AIM OF THE TASK:
Leave the pictures out and quote every line from the start of the listing to the line with "import matplotlib.patheffects as pe", inclusive.

SOURCE MATERIAL:
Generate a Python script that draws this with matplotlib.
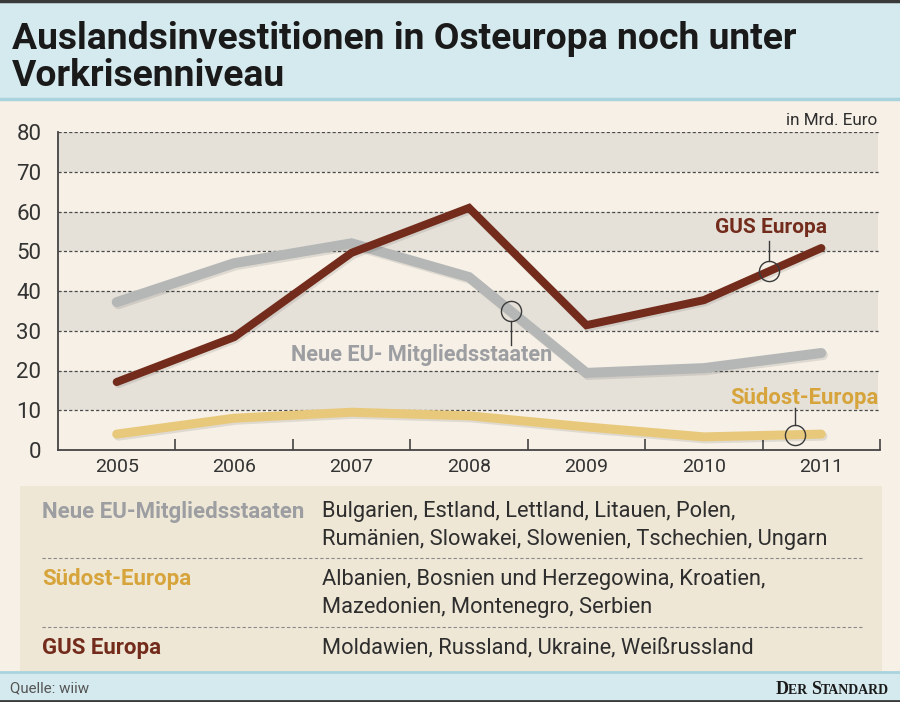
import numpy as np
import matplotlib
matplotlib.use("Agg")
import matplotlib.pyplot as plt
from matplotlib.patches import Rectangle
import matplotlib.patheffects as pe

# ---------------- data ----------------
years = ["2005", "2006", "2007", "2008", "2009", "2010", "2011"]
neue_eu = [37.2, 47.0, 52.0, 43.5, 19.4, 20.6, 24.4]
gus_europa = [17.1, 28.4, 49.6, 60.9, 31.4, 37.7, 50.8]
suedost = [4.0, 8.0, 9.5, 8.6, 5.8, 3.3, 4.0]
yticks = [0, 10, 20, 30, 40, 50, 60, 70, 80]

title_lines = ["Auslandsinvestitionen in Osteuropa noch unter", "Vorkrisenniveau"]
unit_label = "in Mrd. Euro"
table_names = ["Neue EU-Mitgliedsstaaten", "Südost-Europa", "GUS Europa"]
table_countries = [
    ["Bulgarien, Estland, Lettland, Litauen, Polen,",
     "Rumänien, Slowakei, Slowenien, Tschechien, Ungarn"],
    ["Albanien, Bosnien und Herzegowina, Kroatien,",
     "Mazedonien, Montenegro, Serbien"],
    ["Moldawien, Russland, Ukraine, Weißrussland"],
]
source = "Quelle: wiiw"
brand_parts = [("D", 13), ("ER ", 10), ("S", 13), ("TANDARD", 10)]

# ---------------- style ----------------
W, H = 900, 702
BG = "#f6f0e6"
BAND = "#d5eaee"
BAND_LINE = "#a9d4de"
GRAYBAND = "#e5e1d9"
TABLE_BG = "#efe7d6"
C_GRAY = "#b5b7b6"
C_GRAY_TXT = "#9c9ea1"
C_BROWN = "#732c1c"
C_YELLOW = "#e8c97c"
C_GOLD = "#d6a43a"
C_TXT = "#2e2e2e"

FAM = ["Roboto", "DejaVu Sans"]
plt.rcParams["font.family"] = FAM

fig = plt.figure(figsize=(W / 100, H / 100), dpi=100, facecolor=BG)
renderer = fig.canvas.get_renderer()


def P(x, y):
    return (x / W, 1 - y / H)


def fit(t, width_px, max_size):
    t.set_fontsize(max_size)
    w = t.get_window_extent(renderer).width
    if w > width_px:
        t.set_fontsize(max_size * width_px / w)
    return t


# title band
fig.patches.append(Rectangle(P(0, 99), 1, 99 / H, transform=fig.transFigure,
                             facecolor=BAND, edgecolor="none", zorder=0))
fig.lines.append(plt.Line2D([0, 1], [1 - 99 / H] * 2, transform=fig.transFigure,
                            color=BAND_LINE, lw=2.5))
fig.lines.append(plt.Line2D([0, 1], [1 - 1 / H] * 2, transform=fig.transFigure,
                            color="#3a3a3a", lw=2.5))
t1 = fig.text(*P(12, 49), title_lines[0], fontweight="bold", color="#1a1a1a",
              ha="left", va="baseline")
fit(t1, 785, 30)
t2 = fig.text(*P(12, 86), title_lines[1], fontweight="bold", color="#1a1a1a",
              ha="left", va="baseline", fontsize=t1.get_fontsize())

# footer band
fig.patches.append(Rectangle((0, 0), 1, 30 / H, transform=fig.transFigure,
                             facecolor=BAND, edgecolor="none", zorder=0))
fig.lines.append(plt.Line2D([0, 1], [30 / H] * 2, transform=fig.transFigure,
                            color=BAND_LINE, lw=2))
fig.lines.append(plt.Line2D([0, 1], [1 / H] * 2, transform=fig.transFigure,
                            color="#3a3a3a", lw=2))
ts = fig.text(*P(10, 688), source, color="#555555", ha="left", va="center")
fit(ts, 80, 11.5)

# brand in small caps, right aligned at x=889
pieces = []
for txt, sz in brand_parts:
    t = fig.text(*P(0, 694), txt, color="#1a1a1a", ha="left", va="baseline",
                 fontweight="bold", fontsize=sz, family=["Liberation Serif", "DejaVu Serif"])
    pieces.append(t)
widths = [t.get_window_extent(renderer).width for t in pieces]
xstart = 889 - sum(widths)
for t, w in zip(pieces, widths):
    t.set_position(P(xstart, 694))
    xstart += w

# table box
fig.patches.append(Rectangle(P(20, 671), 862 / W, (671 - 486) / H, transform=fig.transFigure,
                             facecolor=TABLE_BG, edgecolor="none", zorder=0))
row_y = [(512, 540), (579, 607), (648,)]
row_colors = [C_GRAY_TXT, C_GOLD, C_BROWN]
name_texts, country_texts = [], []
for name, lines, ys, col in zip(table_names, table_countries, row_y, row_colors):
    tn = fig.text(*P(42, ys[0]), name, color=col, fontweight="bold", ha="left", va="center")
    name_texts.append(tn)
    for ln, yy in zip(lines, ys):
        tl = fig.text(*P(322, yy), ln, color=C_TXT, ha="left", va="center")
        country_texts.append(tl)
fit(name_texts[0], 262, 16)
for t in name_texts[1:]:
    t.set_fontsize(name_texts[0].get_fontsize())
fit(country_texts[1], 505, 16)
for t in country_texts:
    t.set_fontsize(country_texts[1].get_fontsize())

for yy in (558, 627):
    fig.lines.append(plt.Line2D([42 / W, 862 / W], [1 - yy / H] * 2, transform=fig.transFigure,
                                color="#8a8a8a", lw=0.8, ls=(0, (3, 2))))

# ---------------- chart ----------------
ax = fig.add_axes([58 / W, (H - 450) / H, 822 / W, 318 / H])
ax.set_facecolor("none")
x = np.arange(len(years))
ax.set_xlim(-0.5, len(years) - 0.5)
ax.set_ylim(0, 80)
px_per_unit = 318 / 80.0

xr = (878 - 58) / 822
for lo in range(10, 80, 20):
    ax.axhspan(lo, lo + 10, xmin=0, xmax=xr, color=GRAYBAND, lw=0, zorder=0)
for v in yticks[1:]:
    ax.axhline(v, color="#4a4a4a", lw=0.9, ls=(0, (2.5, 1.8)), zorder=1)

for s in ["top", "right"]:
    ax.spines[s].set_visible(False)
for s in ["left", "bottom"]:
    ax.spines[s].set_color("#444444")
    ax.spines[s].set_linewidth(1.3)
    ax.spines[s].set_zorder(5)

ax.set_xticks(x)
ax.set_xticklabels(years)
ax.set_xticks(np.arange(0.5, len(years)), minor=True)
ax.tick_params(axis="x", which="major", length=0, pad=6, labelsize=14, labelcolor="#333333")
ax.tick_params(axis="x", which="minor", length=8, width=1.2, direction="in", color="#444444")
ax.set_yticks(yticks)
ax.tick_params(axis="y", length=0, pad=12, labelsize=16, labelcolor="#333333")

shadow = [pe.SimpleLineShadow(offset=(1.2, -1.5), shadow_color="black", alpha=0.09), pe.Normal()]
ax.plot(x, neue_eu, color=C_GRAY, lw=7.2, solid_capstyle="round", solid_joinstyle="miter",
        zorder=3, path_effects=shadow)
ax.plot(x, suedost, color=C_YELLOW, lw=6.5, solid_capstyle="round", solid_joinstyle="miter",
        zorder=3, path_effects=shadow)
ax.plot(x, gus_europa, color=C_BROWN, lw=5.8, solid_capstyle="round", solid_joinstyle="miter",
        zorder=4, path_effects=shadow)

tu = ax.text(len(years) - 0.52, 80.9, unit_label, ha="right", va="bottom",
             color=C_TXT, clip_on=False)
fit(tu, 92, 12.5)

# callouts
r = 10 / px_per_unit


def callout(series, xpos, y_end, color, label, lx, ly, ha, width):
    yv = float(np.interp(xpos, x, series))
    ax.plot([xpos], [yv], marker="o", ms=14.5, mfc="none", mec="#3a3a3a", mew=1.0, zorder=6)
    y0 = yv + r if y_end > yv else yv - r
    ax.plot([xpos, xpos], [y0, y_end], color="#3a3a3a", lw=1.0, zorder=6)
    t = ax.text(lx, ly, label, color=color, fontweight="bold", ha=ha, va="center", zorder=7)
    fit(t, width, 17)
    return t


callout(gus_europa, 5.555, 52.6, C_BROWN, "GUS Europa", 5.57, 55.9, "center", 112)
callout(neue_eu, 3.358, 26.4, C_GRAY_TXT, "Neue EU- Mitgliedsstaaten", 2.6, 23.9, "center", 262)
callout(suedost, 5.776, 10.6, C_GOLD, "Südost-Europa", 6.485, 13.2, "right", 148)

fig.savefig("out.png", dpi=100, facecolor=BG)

RESULT:
Generate a Python script that draws this with matplotlib.
import numpy as np
import matplotlib
matplotlib.use("Agg")
import matplotlib.pyplot as plt
from matplotlib.patches import Rectangle
import matplotlib.patheffects as pe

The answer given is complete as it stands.